La douleur
L'éprouver. Toujours tenter de la rejeter alors que la seule manière de la chasser est de l'absorber, se laisser envahir par elle. Mais moi, je ne peux pas. Je ne peux pas parce que je dois sourire, affirmer que tout va bien, ne pas laisser paraître ce bouleversement dans ma vie. Quand j'arrive à m'octroyer quelques minutes d'isolement, mon corps tout entier se contracte, grelotte. Je deviens douleur. Chut...Il ne faut pas que les cris sortent, que ma peine s'entende, que les larmes m'étouffent. Je n'ai droit qu'à quelques minutes. Alors je sais que ce sera long. Que je la garderai tellement au fond de moi que je m'habituerai à vivre avec elle. Qu'elle mettra d'autant plus de temps à s'en aller.
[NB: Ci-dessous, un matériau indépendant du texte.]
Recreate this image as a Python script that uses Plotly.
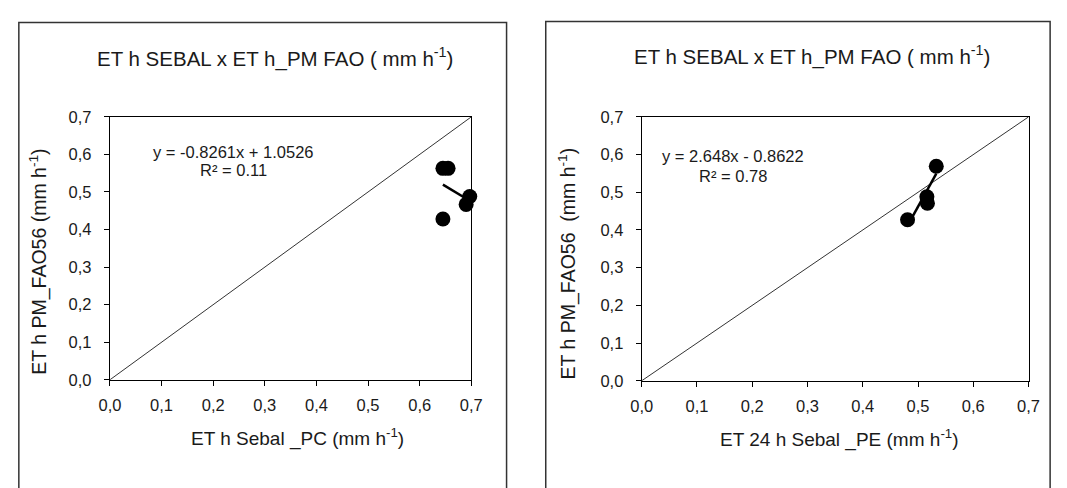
import plotly.graph_objects as go

# ---- data ----
pc_x = [0.645, 0.655, 0.645, 0.690, 0.697]
pc_y = [0.563, 0.563, 0.428, 0.467, 0.488]
pc_slope, pc_intercept, pc_r2 = -0.8261, 1.0526, 0.11

pe_x = [0.533, 0.516, 0.517, 0.481]
pe_y = [0.569, 0.488, 0.471, 0.427]
pe_slope, pe_intercept, pe_r2 = 2.648, -0.8622, 0.78

tick_vals = [0.0, 0.1, 0.2, 0.3, 0.4, 0.5, 0.6, 0.7]
tick_text = ["0,0", "0,1", "0,2", "0,3", "0,4", "0,5", "0,6", "0,7"]
identity = [0.0, 0.7]

W, H = 1067, 488
FONT = "Liberation Sans, Arial, sans-serif"
TXT = "#1a1a1a"

fig = go.Figure()

def add_panel(n, xs, ys, slope, intercept):
    xa = "x" if n == 1 else f"x{n}"
    ya = "y" if n == 1 else f"y{n}"
    fig.add_trace(go.Scatter(x=identity, y=identity, mode="lines",
                             line=dict(color="#333333", width=1),
                             xaxis=xa, yaxis=ya, showlegend=False, hoverinfo="skip"))
    lx = [min(xs), max(xs)]
    ly = [slope * v + intercept for v in lx]
    fig.add_trace(go.Scatter(x=xs, y=ys, mode="markers", cliponaxis=False,
                             marker=dict(color="black", size=15),
                             xaxis=xa, yaxis=ya, showlegend=False))
    fig.add_trace(go.Scatter(x=lx, y=ly, mode="lines", cliponaxis=False,
                             line=dict(color="black", width=2.5),
                             xaxis=xa, yaxis=ya, showlegend=False))

add_panel(1, pc_x, pc_y, pc_slope, pc_intercept)
add_panel(2, pe_x, pe_y, pe_slope, pe_intercept)

axis_common = dict(range=[0, 0.7], tickvals=tick_vals, ticktext=tick_text,
                   showgrid=False, zeroline=False, showline=True, linecolor="black",
                   linewidth=1.2, mirror=True, ticks="outside", ticklen=5,
                   tickcolor="black", tickfont=dict(family=FONT, size=16.5, color=TXT))

def px_x(p):
    return p / W

def px_y(p):
    return 1 - p / H

fig.update_layout(
    width=W, height=H,
    margin=dict(l=0, r=0, t=0, b=0),
    paper_bgcolor="white", plot_bgcolor="white",
    font=dict(family=FONT, color=TXT),
    xaxis=dict(domain=[px_x(101), px_x(470)], anchor="y", ticklabelstandoff=5, **axis_common),
    yaxis=dict(domain=[px_y(385), px_y(112)], anchor="x", ticklabelstandoff=9, **axis_common),
    xaxis2=dict(domain=[px_x(644), px_x(1039)], anchor="y2", ticklabelstandoff=5, **axis_common),
    yaxis2=dict(domain=[px_y(386), px_y(112)], anchor="x2", ticklabelstandoff=9, **axis_common),
)

shapes = [
    dict(type="rect", xref="paper", yref="paper", x0=px_x(8), x1=px_x(506),
         y0=px_y(500), y1=px_y(14), line=dict(color="#333333", width=1.5)),
    dict(type="rect", xref="paper", yref="paper", x0=px_x(546), x1=px_x(1061),
         y0=px_y(500), y1=px_y(13), line=dict(color="#333333", width=1.5)),
]
fig.update_layout(shapes=shapes)

def ann(x, y, text, size, angle=0):
    fig.add_annotation(x=px_x(x), y=px_y(y), xref="paper", yref="paper",
                       text=text, showarrow=False, textangle=angle,
                       font=dict(family=FONT, size=size, color=TXT),
                       xanchor="center", yanchor="middle")

title = "ET h SEBAL x ET h_PM FAO ( mm h<sup>-1</sup>)"
ann(270, 50, title, 20.5)
ann(818, 48, title, 20.5)
ann(28, 262, "ET h PM_FAO56 (mm h<sup>-1</sup>)", 19.5, -90)
ann(568, 264, "ET h PM_FAO56  (mm h<sup>-1</sup>)", 19.5, -90)
ann(293, 445, "ET h Sebal _PC (mm h<sup>-1</sup>)", 19)
ann(846, 446, "ET 24 h Sebal _PE (mm h<sup>-1</sup>)", 19)

ann(227, 148, f"y = {pc_slope}x + {pc_intercept}", 16.5)
ann(227, 167, f"R² = {pc_r2:.2f}", 16.5)
ann(737, 153, f"y = {pe_slope}x - {abs(pe_intercept)}", 16.5)
ann(737, 173, f"R² = {pe_r2:.2f}", 16.5)

fig.write_html("out.html")
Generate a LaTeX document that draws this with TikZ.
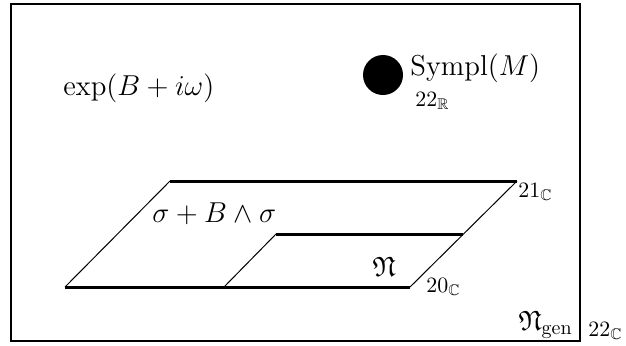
\documentclass[tikz,border=0pt]{standalone}
\usepackage{amsmath,amssymb}
\usepackage{tikz}
\usetikzlibrary{positioning}

\begin{document}
\begin{tikzpicture}[x=.5pt,y=.5pt,
    edge/.style={line width=1.5pt},
    slant/.style={line width=.5pt},
    big/.style={inner sep=0pt,anchor=base west,font=\fontsize{14}{17}\selectfont},
    tag/.style={inner sep=0pt,anchor=base west,font=\fontsize{11}{13}\selectfont}]
  \useasboundingbox(0,0)rectangle(626,345);
  \draw[line width=1.3pt](11,4)rectangle(580,341);
  % corners of the two sheets
  \coordinate(A)at(65,58);
  \coordinate(B)at(410,58);
  \coordinate(C)at(517,164);
  \coordinate(D)at(170,164);
  \coordinate(E)at(224,58);
  \coordinate(F)at(276,111);
  \coordinate(G)at(463,111);
  \draw[edge](A)--(B);
  \draw[edge](D)--(C);
  \draw[edge](F)--(G);
  \draw[slant](A)--(D);
  \draw[slant](B)--(C);
  \draw[slant](E)--(F);
  \fill(383,270)coordinate(dot)circle[radius=20];
  \node[big](expo)at(63,250){$\exp(B+i\omega)$};
  \node[big,font=\fontsize{15}{18}\selectfont](sympl)at(410,270){$\mathrm{Sympl}(M)$};
  \node[tag](dotlab)at(415,239){$22_{\mathbb{R}}$};
  \node[big](sheet)at(152,123){$\sigma+B\wedge\sigma$};
  \node[tag](sheetlab)at(518,148){$21_{\mathbb{C}}$};
  \node[big](nfrak)at(372,69){$\mathfrak{N}$};
  \node[tag](nfraklab)at(426,53){$20_{\mathbb{C}}$};
  \node[big](ngen)at(518,15){$\mathfrak{N}_{\mathrm{gen}}$};
  \node[tag](ngenlab)at(588,9){$22_{\mathbb{C}}$};
\end{tikzpicture}
\end{document}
Parfois, je me demande si ce ne serait plus simple, plus vivable de faire mal, ne serait-ce qu'un peu, pour me soulager de cette opression qui m'empêche de respirer. Je dois recommencer à vivre et je ne sais pas comment. Je ne sais pas pourquoi mon téléphone ne sonne plus, pourquoi je n'entends plus sa voix le matin en me réveillant. Pourquoi je ne peux plus partager mon quotidien avec cet homme dont je suis imprégnée. Que s'est-il passé? Je dois comprendre.
Souffre-t-il lui aussi? Je me persuade que non. Qu'il se sent soulagé.
La douleur m'étouffe. Qui pourrait comprendre? Qui pourrait m'aimer suffisamment pour ne pas juger, pour simplement me réconforter quelques instants, me dire, même si je ne veux pas y croire, que tout s'arrange toujours? Un tel être n'existe pas dans le monde que j'ai construit autour de moi. A force de m'isoler, de vouloir à tout prix ne pas imposer mon existence, ils m'ont oubliée. C'est bien normal. Que me reste-t-il? Un phare dans la nuit.
Il ne m'abandonnera pas. Alors je dois rester telle qu'il me connaît, lui. Forte, loyale, détachée. Tout doit rester en moi. Cette douleur va m'accompagner encore longtemps. Elle ne vaincra, je la dominerai quoiqu'il arrive.